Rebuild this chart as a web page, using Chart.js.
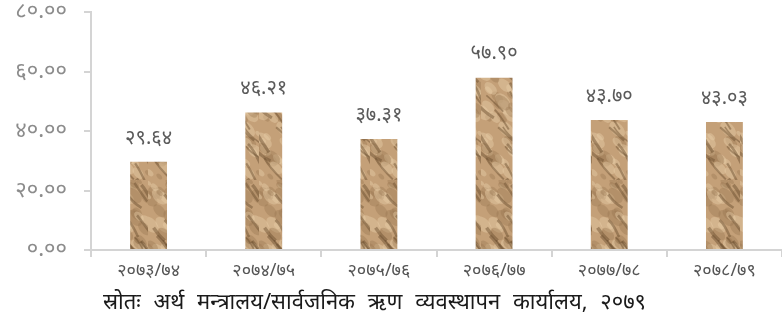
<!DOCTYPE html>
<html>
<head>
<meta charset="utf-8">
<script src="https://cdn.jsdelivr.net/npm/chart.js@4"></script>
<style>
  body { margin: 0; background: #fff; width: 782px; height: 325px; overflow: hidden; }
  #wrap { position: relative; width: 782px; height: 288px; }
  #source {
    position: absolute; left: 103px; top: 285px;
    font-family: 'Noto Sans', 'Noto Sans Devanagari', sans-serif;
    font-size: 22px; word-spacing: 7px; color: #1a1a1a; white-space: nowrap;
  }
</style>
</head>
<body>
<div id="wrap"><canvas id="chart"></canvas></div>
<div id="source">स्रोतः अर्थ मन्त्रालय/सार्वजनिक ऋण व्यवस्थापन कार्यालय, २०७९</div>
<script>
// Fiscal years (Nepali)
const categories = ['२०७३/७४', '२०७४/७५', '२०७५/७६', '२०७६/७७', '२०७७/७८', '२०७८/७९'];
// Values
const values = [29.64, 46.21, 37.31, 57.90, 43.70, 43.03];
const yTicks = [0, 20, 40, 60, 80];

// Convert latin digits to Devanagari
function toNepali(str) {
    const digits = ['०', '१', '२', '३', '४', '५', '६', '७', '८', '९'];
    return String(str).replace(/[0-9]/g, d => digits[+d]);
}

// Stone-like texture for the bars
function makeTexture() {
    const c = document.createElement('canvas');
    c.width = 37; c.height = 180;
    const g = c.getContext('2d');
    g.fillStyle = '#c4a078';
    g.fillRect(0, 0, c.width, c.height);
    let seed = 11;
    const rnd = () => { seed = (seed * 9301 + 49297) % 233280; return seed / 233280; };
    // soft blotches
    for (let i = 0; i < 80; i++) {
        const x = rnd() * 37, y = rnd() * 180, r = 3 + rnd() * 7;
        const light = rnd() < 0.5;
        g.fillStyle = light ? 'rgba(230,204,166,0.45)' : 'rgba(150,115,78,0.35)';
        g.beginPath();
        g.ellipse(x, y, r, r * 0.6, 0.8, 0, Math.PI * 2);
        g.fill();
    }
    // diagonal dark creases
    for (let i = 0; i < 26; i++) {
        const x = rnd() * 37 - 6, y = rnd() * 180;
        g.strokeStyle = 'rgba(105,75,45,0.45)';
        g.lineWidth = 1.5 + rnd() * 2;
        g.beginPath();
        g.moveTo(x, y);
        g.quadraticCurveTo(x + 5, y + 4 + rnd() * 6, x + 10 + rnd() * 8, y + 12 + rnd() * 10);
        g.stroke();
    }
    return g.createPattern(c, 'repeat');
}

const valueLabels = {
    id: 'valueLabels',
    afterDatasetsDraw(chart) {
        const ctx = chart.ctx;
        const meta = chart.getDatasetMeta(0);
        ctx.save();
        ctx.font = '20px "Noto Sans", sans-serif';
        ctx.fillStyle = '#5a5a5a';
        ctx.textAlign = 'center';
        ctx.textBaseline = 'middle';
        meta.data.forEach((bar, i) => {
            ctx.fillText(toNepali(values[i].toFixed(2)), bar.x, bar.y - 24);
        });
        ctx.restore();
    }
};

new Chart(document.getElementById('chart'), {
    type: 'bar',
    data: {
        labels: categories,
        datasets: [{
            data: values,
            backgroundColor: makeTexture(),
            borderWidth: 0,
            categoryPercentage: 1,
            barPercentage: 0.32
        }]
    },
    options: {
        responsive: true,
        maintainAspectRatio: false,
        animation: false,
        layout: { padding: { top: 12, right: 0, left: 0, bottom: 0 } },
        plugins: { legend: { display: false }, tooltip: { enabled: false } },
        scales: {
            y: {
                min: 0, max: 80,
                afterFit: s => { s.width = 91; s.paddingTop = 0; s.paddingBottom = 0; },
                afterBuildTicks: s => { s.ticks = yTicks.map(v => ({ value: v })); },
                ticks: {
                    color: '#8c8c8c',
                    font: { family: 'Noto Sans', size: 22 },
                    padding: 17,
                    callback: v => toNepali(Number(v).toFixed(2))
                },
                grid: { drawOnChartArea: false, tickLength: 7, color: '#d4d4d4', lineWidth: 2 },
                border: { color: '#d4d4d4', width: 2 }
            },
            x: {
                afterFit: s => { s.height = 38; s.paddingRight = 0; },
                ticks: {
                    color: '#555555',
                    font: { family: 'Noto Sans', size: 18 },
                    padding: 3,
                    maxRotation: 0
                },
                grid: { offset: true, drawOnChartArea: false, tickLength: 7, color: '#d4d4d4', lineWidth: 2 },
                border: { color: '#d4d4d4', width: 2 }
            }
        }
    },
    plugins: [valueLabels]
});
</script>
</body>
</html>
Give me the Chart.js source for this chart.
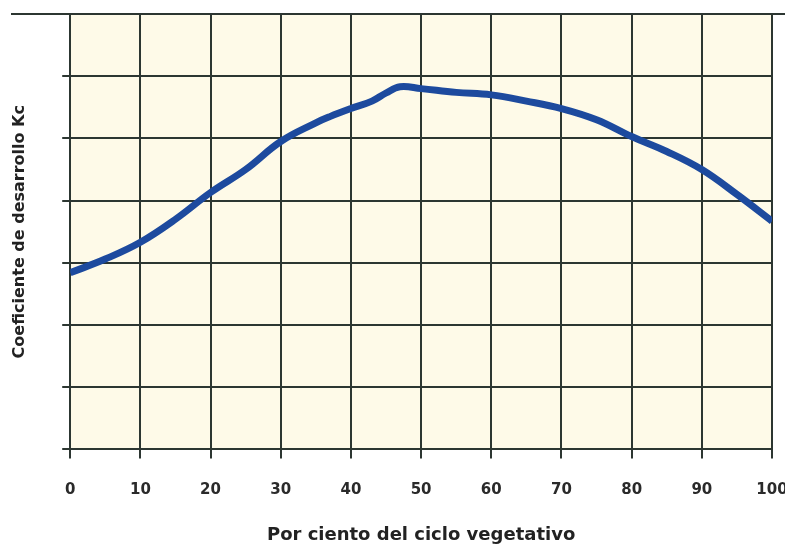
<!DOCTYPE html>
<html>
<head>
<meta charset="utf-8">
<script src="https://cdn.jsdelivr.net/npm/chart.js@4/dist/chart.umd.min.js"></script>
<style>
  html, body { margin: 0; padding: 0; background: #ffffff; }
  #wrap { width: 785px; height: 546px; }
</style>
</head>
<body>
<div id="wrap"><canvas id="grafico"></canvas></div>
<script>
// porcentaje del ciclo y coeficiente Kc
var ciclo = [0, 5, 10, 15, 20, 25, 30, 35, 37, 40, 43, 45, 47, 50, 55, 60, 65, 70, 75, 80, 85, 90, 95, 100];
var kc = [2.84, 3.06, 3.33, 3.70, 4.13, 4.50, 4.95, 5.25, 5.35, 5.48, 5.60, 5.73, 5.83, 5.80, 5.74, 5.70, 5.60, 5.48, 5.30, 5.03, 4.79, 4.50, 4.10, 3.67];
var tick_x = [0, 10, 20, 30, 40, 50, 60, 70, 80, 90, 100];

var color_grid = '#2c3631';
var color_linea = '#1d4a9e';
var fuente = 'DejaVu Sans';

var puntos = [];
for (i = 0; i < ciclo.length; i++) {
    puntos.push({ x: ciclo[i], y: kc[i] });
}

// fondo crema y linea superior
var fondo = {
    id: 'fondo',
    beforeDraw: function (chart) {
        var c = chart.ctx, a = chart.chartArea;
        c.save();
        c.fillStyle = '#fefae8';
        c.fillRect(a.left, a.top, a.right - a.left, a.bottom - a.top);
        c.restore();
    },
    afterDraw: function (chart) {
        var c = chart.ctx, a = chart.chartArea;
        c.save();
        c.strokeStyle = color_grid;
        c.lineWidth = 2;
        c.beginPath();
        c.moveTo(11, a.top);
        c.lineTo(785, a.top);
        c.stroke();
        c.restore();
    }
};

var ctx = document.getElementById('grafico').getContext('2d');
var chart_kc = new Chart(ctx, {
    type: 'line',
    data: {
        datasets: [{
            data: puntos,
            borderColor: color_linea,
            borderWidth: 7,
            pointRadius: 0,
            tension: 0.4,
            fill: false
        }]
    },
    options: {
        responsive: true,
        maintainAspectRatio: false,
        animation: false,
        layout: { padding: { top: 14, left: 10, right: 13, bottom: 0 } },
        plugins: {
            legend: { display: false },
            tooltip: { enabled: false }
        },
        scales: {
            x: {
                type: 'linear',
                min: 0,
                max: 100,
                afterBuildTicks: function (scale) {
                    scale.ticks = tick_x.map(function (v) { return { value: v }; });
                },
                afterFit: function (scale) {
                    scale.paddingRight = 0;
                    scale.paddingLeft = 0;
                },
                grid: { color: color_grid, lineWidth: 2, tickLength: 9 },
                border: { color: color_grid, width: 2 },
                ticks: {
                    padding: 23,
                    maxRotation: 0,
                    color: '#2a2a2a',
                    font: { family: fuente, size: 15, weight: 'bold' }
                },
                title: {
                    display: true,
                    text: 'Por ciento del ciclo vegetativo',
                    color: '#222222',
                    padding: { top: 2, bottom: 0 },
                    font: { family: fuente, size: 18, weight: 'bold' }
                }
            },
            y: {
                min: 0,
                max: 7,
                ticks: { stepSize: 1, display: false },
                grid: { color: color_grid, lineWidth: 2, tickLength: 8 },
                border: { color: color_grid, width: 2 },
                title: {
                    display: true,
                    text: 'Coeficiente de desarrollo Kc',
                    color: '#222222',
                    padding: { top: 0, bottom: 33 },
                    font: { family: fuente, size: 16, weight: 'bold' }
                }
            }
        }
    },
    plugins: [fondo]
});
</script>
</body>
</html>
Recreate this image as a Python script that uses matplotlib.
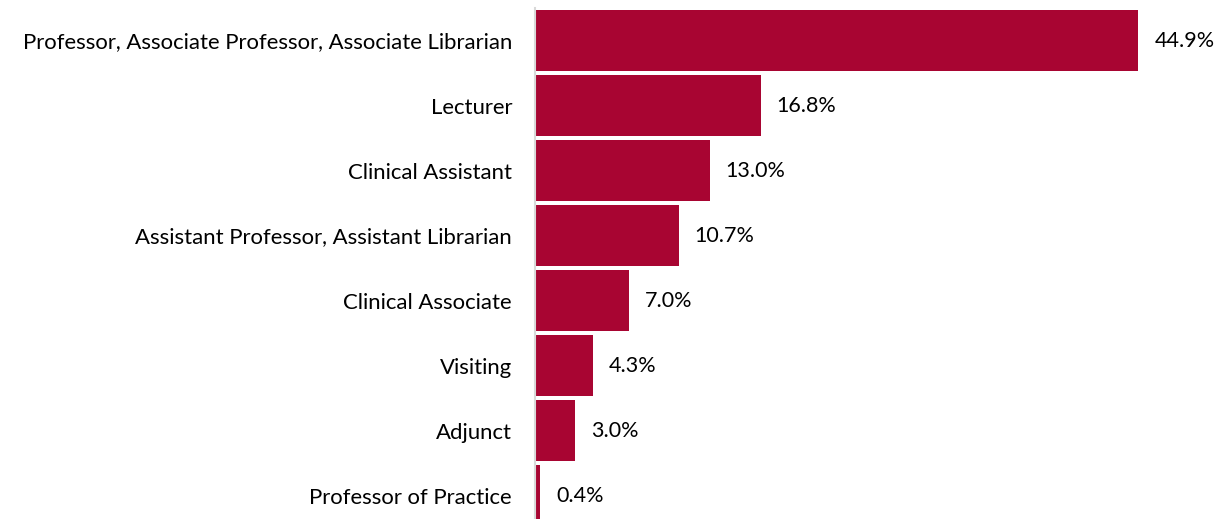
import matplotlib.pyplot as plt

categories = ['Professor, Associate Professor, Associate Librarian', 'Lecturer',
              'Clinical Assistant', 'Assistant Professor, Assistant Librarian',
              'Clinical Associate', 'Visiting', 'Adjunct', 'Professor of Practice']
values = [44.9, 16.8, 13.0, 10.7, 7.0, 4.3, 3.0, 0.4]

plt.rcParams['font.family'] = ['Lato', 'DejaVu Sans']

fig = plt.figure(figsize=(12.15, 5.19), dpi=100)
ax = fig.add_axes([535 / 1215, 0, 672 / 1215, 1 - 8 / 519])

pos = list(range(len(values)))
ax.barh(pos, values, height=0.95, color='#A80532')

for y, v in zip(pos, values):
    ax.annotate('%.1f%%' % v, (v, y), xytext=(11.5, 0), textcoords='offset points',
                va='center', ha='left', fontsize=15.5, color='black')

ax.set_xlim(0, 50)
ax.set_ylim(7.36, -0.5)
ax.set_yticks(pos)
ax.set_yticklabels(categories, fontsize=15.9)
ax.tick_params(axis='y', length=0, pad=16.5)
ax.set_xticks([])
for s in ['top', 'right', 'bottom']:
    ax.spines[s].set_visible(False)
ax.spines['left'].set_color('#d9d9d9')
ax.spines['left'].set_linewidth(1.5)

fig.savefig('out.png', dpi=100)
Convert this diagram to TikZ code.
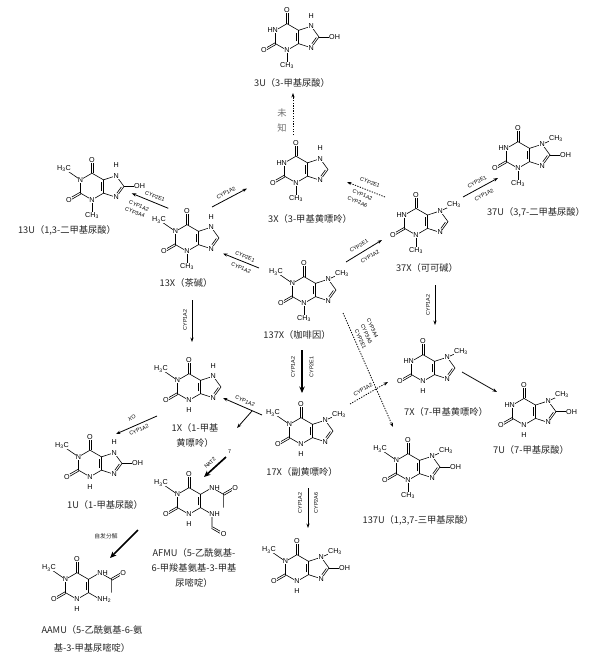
::::::
Give again, word for word, the part that opens with the line containing "Give me the Chart.js source for this chart." and closes with the one containing "var fuente = 'DejaVu Sans';". Include both of those lines and skip all pictures.

• [Solution to the problem]:
Give me the Chart.js source for this chart.
<!DOCTYPE html>
<html>
<head>
<meta charset="utf-8">
<script src="https://cdn.jsdelivr.net/npm/chart.js@4/dist/chart.umd.min.js"></script>
<style>
  html, body { margin: 0; padding: 0; background: #ffffff; }
  #wrap { width: 785px; height: 546px; }
</style>
</head>
<body>
<div id="wrap"><canvas id="grafico"></canvas></div>
<script>
// porcentaje del ciclo y coeficiente Kc
var ciclo = [0, 5, 10, 15, 20, 25, 30, 35, 37, 40, 43, 45, 47, 50, 55, 60, 65, 70, 75, 80, 85, 90, 95, 100];
var kc = [2.84, 3.06, 3.33, 3.70, 4.13, 4.50, 4.95, 5.25, 5.35, 5.48, 5.60, 5.73, 5.83, 5.80, 5.74, 5.70, 5.60, 5.48, 5.30, 5.03, 4.79, 4.50, 4.10, 3.67];
var tick_x = [0, 10, 20, 30, 40, 50, 60, 70, 80, 90, 100];

var color_grid = '#2c3631';
var color_linea = '#1d4a9e';
var fuente = 'DejaVu Sans';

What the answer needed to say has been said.